Congrats! What a great training opportunity for the kiddo. Probably could cut out some blanks for pepper mills, tool handles, pen blanks, etc. Those you don't use could be used for trade. Chuck

Reactions: Thank You! 1


----------



## HomeBody (Jun 10, 2016)

Interesting looking wood. I've never cut into a mulberry. I might have to find a big one. Gary

Reactions: Like 1


----------



## Tony (Jun 10, 2016)

Great looking free wood and free labor, can't get much better than that! Tony


----------



## Bean_counter (Jun 10, 2016)

Mike1950 said:


> Mulberry I have is considerably lighter- just informational- It is the only mulberry I have seen



Mike I wasn't expecting this much color in it. I really hope it stays

Reactions: Like 1


----------



## Bean_counter (Jun 10, 2016)

Tony said:


> Great looking free wood and free labor, can't get much better than that! Tony



Ive been paying for that free labor for 3 years now.....About time I get a little return on that investment. I think I will paying for it for a while :)

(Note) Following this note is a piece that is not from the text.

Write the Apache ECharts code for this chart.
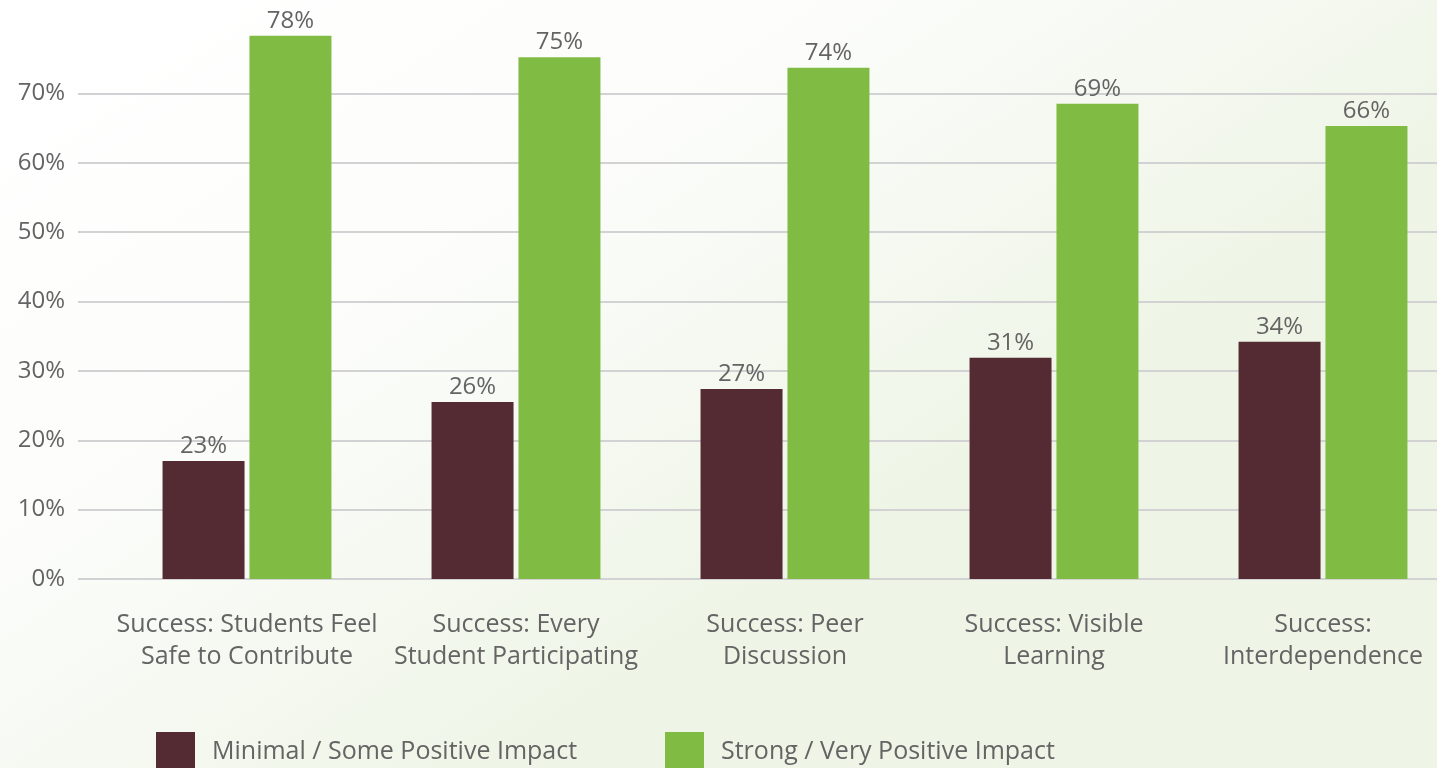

Reactions: Agree 2 | Funny 1


----------



## ironman123 (Jun 10, 2016)

Good score Michael and great opportunity for your boy. Hope to be seeing some nice bowls from that. I have made a couple mulberry tool handles.

Reactions: Thank You! 1


----------



## Bean_counter (Jun 10, 2016)

ironman123 said:


> Good score Michael and great opportunity for your boy. Hope to be seeing some nice bowls from that. I have made a couple mulberry tool handles.



Ray what did you think about the mulberry?


----------



## ironman123 (Jun 10, 2016)

I liked working with it. Makes nice handles.

Reactions: Thank You! 1


----------